Given the complex nature of plastics (and trash in general), and the presence of these materials in the sea and other natural environments, what solutions do you hope to see in the future? How should we be addressing this issue?
First and foremost, the decommissioning of the idea of ‘disposable’ plastic. Its oxymoronic. Everyday each person makes dozens of decisions either towards or away from single use plastic. We cannot stay ahead of the tsunami of plastic through the endless cleanups [that remove plastic and other debris from oceans, beaches and other natural landscapes], of which I am a proponent. [These cleanups] are part of my artistic practice and physically remove harmful material from creatures‘ homes. We have to stop the thoughtless use of plastic, what I like to call “the misuse of plastic.”

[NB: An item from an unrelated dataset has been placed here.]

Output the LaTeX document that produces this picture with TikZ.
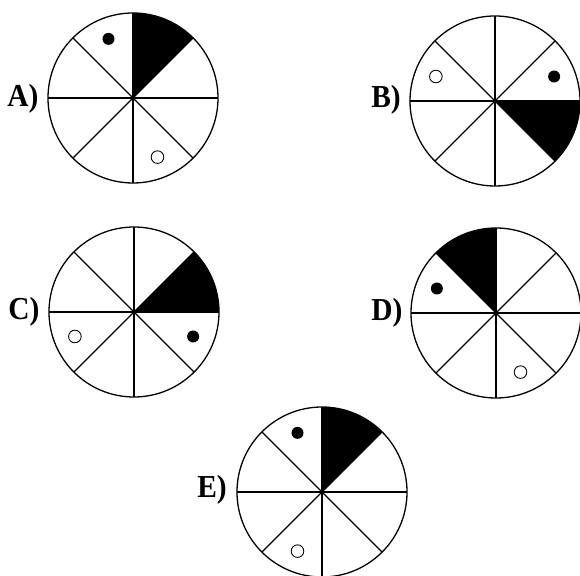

Pam on other current and future Drifters Projects:
The Drifters Project and Plastic Pollution Coalition join forces with 5GYRES for a Youth Conservation Summit in the Bahamas in June. A Plastic Free Island – Export, the first external incarnation of Plastic Free Island model, will begin in Belize as a cooperation between Drifters Project, Emory Master’s in Development Practice graduate student Paulita Bennett-Martin, and the Oceanic Society, the oldest conservation ecotourism NGO in the U.S.